• [Task instructions]: Output all the data exactly. Pictures do not belong in the copy.

• [Given material]:
━━━
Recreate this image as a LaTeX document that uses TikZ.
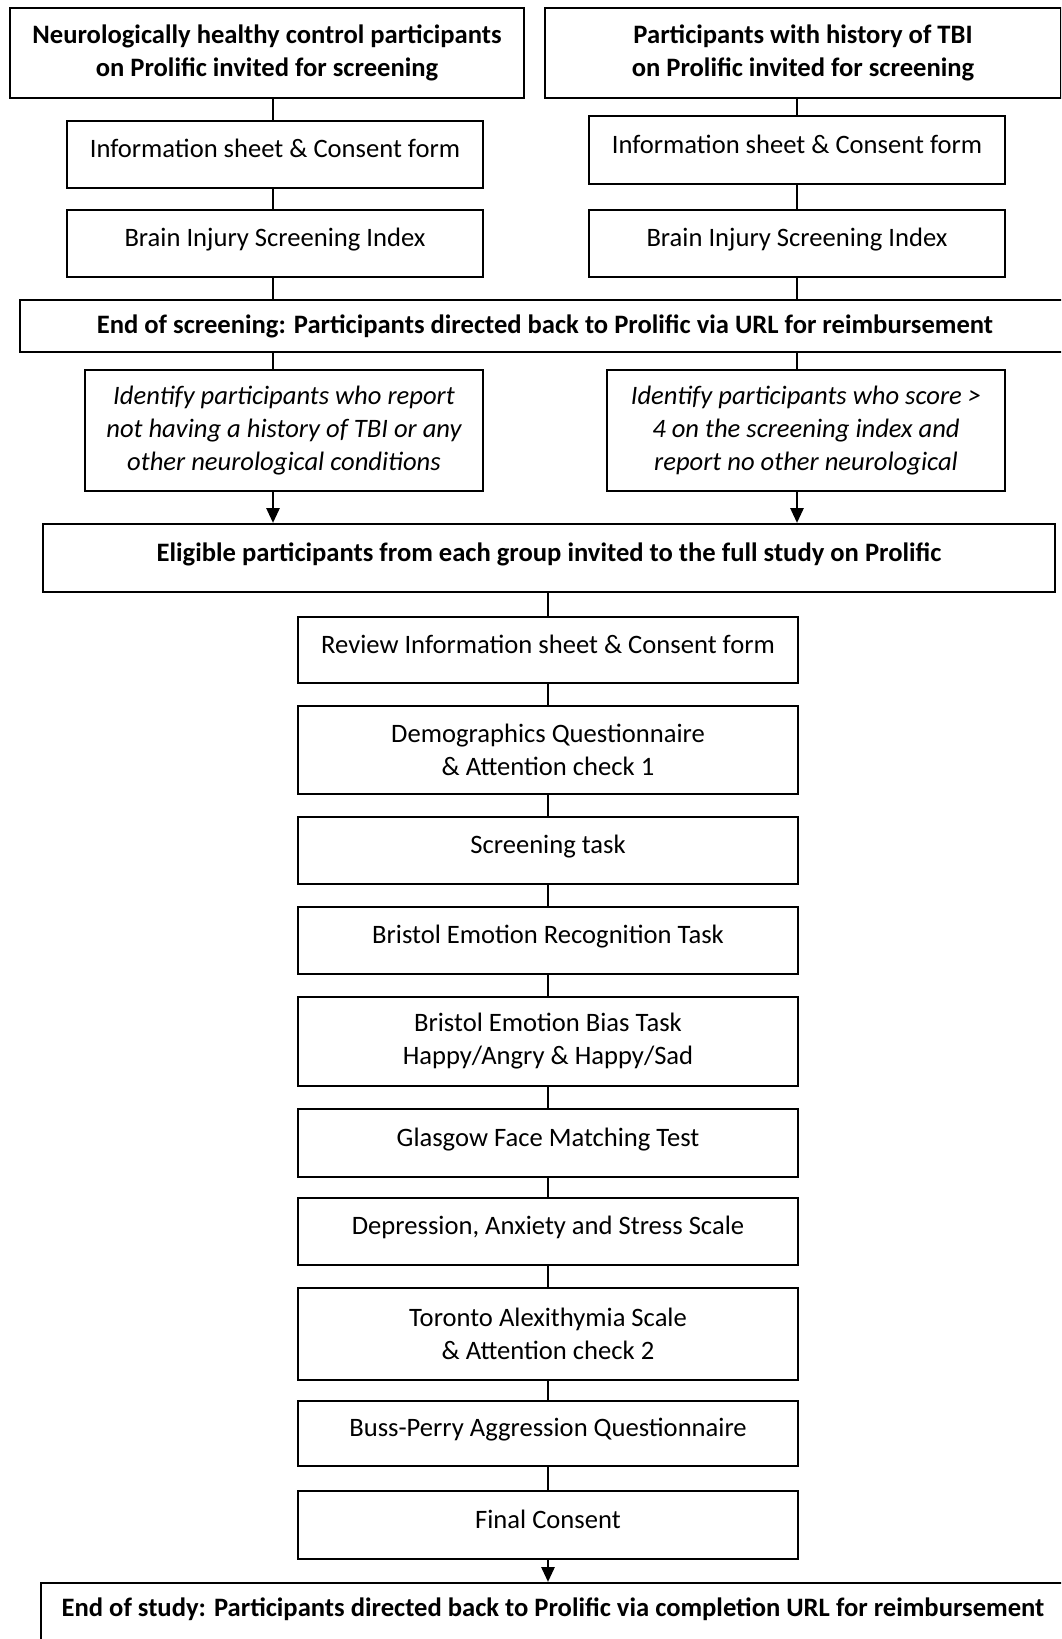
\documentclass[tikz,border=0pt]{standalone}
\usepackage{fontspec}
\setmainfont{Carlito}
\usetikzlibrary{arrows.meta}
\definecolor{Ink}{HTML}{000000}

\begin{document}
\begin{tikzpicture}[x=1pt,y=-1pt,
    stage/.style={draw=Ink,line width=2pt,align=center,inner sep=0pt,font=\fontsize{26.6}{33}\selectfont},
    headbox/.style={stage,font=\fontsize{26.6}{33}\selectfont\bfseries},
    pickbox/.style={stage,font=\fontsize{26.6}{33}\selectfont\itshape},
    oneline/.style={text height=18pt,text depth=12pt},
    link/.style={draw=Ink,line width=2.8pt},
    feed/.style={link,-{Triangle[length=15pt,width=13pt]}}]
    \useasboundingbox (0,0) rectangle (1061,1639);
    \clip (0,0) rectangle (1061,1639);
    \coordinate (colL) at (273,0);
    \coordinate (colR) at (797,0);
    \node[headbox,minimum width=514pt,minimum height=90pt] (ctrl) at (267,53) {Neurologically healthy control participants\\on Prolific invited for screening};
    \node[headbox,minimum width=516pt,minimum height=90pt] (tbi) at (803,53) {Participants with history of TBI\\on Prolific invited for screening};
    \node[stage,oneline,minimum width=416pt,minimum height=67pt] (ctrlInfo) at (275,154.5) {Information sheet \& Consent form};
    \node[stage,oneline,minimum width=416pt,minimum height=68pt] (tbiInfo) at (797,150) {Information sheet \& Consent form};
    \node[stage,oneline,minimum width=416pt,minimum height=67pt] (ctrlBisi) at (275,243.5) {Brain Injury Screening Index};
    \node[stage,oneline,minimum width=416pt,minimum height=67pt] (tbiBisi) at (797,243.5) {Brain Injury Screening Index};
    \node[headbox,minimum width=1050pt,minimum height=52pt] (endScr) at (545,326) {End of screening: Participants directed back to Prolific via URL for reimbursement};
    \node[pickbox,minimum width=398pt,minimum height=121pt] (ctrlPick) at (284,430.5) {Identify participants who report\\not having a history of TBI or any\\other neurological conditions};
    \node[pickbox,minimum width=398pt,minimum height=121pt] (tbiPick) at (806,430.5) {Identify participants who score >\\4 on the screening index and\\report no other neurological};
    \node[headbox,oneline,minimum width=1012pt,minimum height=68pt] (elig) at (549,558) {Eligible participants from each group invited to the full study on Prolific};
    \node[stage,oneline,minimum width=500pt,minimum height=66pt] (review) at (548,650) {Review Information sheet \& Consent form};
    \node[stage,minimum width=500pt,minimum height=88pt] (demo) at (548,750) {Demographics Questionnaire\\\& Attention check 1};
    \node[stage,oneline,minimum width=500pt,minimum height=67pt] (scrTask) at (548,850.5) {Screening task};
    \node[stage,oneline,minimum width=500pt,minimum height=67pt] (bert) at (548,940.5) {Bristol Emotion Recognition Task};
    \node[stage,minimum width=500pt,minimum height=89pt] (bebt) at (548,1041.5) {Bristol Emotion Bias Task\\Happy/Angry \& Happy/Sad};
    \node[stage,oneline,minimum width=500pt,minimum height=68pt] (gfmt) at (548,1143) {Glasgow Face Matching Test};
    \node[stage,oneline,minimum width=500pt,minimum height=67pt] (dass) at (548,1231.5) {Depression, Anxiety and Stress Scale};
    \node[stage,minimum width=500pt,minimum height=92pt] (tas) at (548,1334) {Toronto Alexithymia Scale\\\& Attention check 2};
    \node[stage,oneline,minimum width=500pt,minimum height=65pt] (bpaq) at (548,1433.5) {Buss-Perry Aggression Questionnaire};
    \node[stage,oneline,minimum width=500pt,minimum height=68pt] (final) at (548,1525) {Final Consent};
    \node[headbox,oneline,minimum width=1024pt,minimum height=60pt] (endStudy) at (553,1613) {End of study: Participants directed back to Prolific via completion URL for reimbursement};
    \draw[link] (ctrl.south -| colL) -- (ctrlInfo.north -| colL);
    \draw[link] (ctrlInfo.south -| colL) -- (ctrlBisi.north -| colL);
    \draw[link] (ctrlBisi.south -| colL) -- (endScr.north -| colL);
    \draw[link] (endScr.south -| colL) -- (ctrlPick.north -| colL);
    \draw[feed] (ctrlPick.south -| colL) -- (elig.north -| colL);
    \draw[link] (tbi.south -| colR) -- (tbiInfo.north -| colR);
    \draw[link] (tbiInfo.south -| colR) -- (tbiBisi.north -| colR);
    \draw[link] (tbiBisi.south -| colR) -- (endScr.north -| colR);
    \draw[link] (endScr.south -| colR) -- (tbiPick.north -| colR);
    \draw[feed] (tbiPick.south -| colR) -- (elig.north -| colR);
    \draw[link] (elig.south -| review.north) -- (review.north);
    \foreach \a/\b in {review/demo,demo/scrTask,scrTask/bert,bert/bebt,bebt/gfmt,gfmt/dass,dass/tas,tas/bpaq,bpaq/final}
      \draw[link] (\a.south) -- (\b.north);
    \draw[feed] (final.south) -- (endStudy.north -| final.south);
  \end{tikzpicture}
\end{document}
━━━
• [Finished answer]:
Recreate this image as a LaTeX document that uses TikZ.
\documentclass[tikz,border=0pt]{standalone}
\usepackage{fontspec}
\setmainfont{Carlito}
\usetikzlibrary{arrows.meta}
\definecolor{Ink}{HTML}{000000}

\begin{document}
\begin{tikzpicture}[x=1pt,y=-1pt,
    stage/.style={draw=Ink,line width=2pt,align=center,inner sep=0pt,font=\fontsize{26.6}{33}\selectfont},
    headbox/.style={stage,font=\fontsize{26.6}{33}\selectfont\bfseries},
    pickbox/.style={stage,font=\fontsize{26.6}{33}\selectfont\itshape},
    oneline/.style={text height=18pt,text depth=12pt},
    link/.style={draw=Ink,line width=2.8pt},
    feed/.style={link,-{Triangle[length=15pt,width=13pt]}}]
    \useasboundingbox (0,0) rectangle (1061,1639);
    \clip (0,0) rectangle (1061,1639);
    \coordinate (colL) at (273,0);
    \coordinate (colR) at (797,0);
    \node[headbox,minimum width=514pt,minimum height=90pt] (ctrl) at (267,53) {Neurologically healthy control participants\\on Prolific invited for screening};
    \node[headbox,minimum width=516pt,minimum height=90pt] (tbi) at (803,53) {Participants with history of TBI\\on Prolific invited for screening};
    \node[stage,oneline,minimum width=416pt,minimum height=67pt] (ctrlInfo) at (275,154.5) {Information sheet \& Consent form};
    \node[stage,oneline,minimum width=416pt,minimum height=68pt] (tbiInfo) at (797,150) {Information sheet \& Consent form};
    \node[stage,oneline,minimum width=416pt,minimum height=67pt] (ctrlBisi) at (275,243.5) {Brain Injury Screening Index};
    \node[stage,oneline,minimum width=416pt,minimum height=67pt] (tbiBisi) at (797,243.5) {Brain Injury Screening Index};
    \node[headbox,minimum width=1050pt,minimum height=52pt] (endScr) at (545,326) {End of screening: Participants directed back to Prolific via URL for reimbursement};
    \node[pickbox,minimum width=398pt,minimum height=121pt] (ctrlPick) at (284,430.5) {Identify participants who report\\not having a history of TBI or any\\other neurological conditions};
    \node[pickbox,minimum width=398pt,minimum height=121pt] (tbiPick) at (806,430.5) {Identify participants who score >\\4 on the screening index and\\report no other neurological};
    \node[headbox,oneline,minimum width=1012pt,minimum height=68pt] (elig) at (549,558) {Eligible participants from each group invited to the full study on Prolific};
    \node[stage,oneline,minimum width=500pt,minimum height=66pt] (review) at (548,650) {Review Information sheet \& Consent form};
    \node[stage,minimum width=500pt,minimum height=88pt] (demo) at (548,750) {Demographics Questionnaire\\\& Attention check 1};
    \node[stage,oneline,minimum width=500pt,minimum height=67pt] (scrTask) at (548,850.5) {Screening task};
    \node[stage,oneline,minimum width=500pt,minimum height=67pt] (bert) at (548,940.5) {Bristol Emotion Recognition Task};
    \node[stage,minimum width=500pt,minimum height=89pt] (bebt) at (548,1041.5) {Bristol Emotion Bias Task\\Happy/Angry \& Happy/Sad};
    \node[stage,oneline,minimum width=500pt,minimum height=68pt] (gfmt) at (548,1143) {Glasgow Face Matching Test};
    \node[stage,oneline,minimum width=500pt,minimum height=67pt] (dass) at (548,1231.5) {Depression, Anxiety and Stress Scale};
    \node[stage,minimum width=500pt,minimum height=92pt] (tas) at (548,1334) {Toronto Alexithymia Scale\\\& Attention check 2};
    \node[stage,oneline,minimum width=500pt,minimum height=65pt] (bpaq) at (548,1433.5) {Buss-Perry Aggression Questionnaire};
    \node[stage,oneline,minimum width=500pt,minimum height=68pt] (final) at (548,1525) {Final Consent};
    \node[headbox,oneline,minimum width=1024pt,minimum height=60pt] (endStudy) at (553,1613) {End of study: Participants directed back to Prolific via completion URL for reimbursement};
    \draw[link] (ctrl.south -| colL) -- (ctrlInfo.north -| colL);
    \draw[link] (ctrlInfo.south -| colL) -- (ctrlBisi.north -| colL);
    \draw[link] (ctrlBisi.south -| colL) -- (endScr.north -| colL);
    \draw[link] (endScr.south -| colL) -- (ctrlPick.north -| colL);
    \draw[feed] (ctrlPick.south -| colL) -- (elig.north -| colL);
    \draw[link] (tbi.south -| colR) -- (tbiInfo.north -| colR);
    \draw[link] (tbiInfo.south -| colR) -- (tbiBisi.north -| colR);
    \draw[link] (tbiBisi.south -| colR) -- (endScr.north -| colR);
    \draw[link] (endScr.south -| colR) -- (tbiPick.north -| colR);
    \draw[feed] (tbiPick.south -| colR) -- (elig.north -| colR);
    \draw[link] (elig.south -| review.north) -- (review.north);
    \foreach \a/\b in {review/demo,demo/scrTask,scrTask/bert,bert/bebt,bebt/gfmt,gfmt/dass,dass/tas,tas/bpaq,bpaq/final}
      \draw[link] (\a.south) -- (\b.north);
    \draw[feed] (final.south) -- (endStudy.north -| final.south);
  \end{tikzpicture}
\end{document}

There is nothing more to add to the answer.